* start *

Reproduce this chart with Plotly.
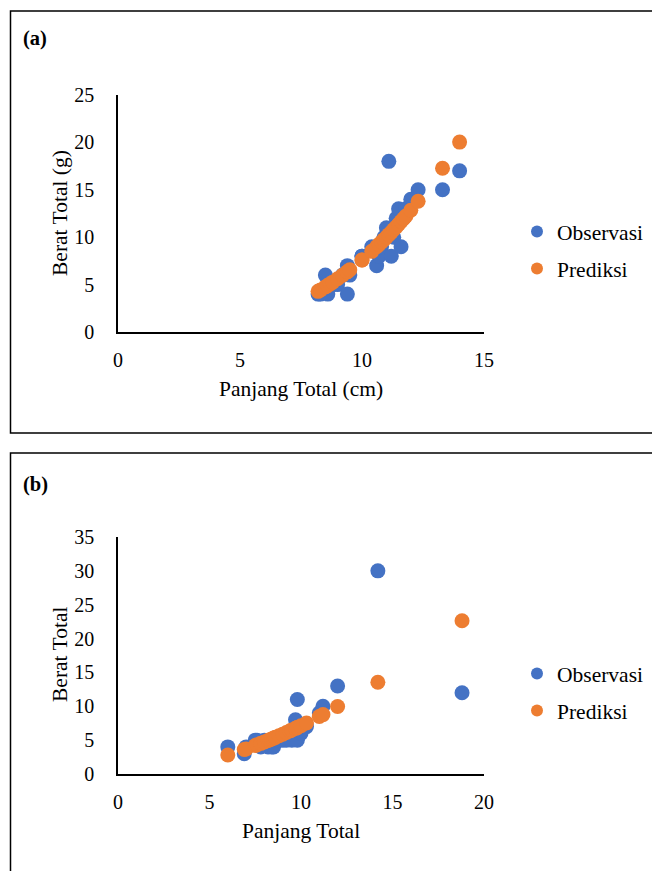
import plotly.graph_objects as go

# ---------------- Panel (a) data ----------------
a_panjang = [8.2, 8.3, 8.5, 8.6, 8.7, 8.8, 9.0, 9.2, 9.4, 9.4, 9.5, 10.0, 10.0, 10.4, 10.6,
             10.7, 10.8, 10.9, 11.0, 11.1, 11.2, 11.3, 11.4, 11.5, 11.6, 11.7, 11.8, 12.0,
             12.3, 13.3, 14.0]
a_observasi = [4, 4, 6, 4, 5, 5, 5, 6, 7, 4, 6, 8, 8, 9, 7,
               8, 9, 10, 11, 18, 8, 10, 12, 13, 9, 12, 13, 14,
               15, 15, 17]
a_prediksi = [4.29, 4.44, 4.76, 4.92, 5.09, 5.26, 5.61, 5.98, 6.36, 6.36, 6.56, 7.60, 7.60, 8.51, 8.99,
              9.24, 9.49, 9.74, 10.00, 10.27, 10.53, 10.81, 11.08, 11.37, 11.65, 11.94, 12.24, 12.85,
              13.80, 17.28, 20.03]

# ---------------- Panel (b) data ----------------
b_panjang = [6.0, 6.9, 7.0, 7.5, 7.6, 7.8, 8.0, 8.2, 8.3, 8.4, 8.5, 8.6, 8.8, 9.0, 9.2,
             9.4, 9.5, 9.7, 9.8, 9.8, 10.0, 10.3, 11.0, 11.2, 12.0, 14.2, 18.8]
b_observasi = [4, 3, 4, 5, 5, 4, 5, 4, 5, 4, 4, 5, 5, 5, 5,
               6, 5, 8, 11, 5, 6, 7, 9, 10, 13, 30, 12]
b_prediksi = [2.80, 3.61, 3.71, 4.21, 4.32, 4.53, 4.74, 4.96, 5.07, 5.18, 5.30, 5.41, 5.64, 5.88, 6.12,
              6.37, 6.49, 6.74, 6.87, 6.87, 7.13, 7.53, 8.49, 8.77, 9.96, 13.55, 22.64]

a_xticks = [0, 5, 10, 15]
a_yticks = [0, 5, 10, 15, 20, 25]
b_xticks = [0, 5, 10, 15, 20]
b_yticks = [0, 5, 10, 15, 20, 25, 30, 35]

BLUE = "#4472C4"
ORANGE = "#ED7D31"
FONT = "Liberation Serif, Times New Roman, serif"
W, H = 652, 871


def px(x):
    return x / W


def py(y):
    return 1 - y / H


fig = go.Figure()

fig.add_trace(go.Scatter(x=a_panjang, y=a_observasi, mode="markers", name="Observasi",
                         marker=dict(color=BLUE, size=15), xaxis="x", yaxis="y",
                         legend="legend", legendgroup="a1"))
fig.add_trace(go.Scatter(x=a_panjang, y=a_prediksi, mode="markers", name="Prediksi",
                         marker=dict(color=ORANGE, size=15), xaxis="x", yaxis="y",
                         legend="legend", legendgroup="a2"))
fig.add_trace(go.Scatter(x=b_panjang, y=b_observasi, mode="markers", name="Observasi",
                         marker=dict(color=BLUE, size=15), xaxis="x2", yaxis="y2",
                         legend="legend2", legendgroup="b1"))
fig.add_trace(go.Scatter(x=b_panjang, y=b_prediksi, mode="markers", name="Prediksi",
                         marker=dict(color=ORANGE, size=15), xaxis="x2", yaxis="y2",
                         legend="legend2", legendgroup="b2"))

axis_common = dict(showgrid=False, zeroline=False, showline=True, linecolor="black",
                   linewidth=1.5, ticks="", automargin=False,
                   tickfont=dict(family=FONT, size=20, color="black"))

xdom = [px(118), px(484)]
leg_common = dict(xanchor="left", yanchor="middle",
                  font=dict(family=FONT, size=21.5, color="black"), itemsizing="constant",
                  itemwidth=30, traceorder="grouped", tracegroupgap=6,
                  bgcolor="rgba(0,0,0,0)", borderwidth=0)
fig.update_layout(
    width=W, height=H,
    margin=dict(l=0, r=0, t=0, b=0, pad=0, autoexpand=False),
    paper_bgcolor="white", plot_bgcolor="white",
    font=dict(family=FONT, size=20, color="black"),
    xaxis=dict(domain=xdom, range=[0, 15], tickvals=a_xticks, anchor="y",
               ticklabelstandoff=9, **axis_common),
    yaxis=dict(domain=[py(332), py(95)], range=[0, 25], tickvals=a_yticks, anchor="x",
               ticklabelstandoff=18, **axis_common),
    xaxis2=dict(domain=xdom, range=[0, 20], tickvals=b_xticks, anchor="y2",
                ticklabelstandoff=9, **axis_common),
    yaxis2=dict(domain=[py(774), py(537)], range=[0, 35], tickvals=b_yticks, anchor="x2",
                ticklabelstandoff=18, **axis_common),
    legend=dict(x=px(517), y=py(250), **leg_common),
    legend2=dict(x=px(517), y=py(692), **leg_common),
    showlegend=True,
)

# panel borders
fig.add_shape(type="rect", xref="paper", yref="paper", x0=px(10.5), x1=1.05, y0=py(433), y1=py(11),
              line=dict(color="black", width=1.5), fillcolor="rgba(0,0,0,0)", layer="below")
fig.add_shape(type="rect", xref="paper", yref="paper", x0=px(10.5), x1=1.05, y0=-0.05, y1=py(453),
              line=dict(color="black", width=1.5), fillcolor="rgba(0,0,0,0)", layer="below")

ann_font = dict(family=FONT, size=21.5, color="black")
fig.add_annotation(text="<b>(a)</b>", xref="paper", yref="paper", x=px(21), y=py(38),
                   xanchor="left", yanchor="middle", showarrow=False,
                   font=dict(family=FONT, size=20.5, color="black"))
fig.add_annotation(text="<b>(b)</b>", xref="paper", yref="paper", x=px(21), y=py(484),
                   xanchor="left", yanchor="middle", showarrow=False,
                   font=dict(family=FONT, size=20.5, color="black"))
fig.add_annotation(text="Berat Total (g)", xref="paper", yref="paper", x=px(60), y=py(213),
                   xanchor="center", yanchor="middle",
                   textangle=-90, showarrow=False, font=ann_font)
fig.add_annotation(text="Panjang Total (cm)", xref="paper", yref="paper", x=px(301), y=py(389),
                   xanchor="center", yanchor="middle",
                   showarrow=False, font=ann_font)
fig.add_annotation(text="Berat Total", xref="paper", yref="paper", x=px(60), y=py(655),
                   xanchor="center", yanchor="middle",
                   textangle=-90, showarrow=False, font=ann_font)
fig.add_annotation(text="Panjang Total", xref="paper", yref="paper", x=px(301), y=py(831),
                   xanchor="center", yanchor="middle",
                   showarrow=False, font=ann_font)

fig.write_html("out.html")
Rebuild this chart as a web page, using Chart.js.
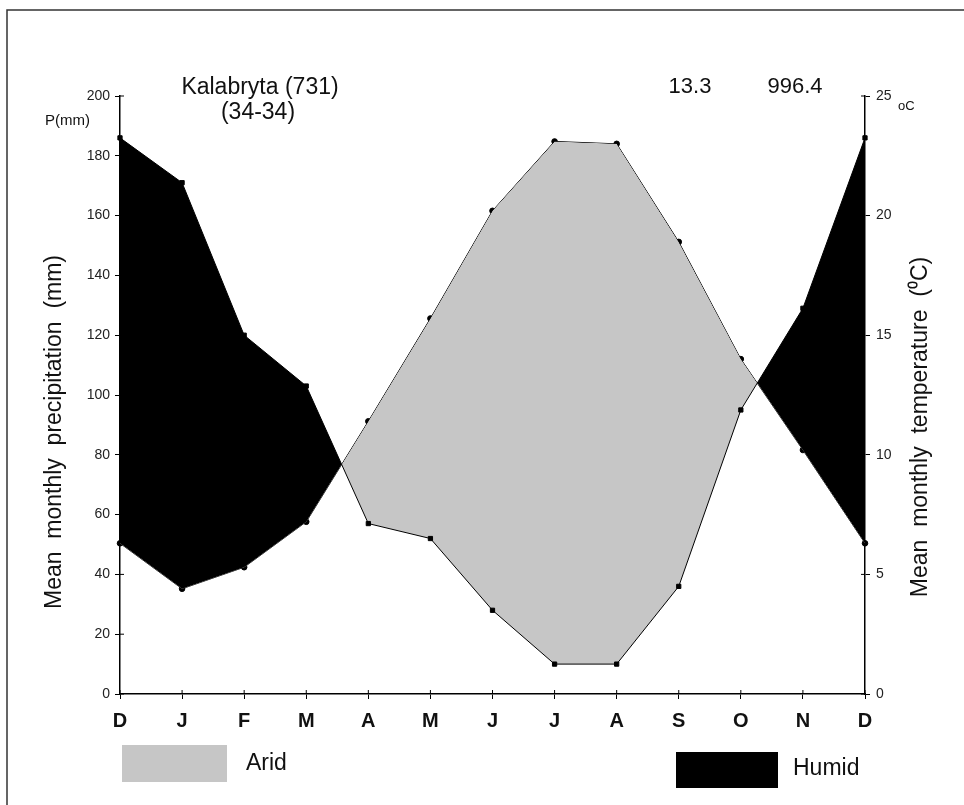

* end *

WHAT TO WORK ON »
Repeat word for word the lines above, from the first entry through the line containing "13.80, 17.28, 20.03]", with both ends kept and the pictures dropped.

ANSWER TO THIS EXERCISE »
Reproduce this chart with Plotly.
import plotly.graph_objects as go

# ---------------- Panel (a) data ----------------
a_panjang = [8.2, 8.3, 8.5, 8.6, 8.7, 8.8, 9.0, 9.2, 9.4, 9.4, 9.5, 10.0, 10.0, 10.4, 10.6,
             10.7, 10.8, 10.9, 11.0, 11.1, 11.2, 11.3, 11.4, 11.5, 11.6, 11.7, 11.8, 12.0,
             12.3, 13.3, 14.0]
a_observasi = [4, 4, 6, 4, 5, 5, 5, 6, 7, 4, 6, 8, 8, 9, 7,
               8, 9, 10, 11, 18, 8, 10, 12, 13, 9, 12, 13, 14,
               15, 15, 17]
a_prediksi = [4.29, 4.44, 4.76, 4.92, 5.09, 5.26, 5.61, 5.98, 6.36, 6.36, 6.56, 7.60, 7.60, 8.51, 8.99,
              9.24, 9.49, 9.74, 10.00, 10.27, 10.53, 10.81, 11.08, 11.37, 11.65, 11.94, 12.24, 12.85,
              13.80, 17.28, 20.03]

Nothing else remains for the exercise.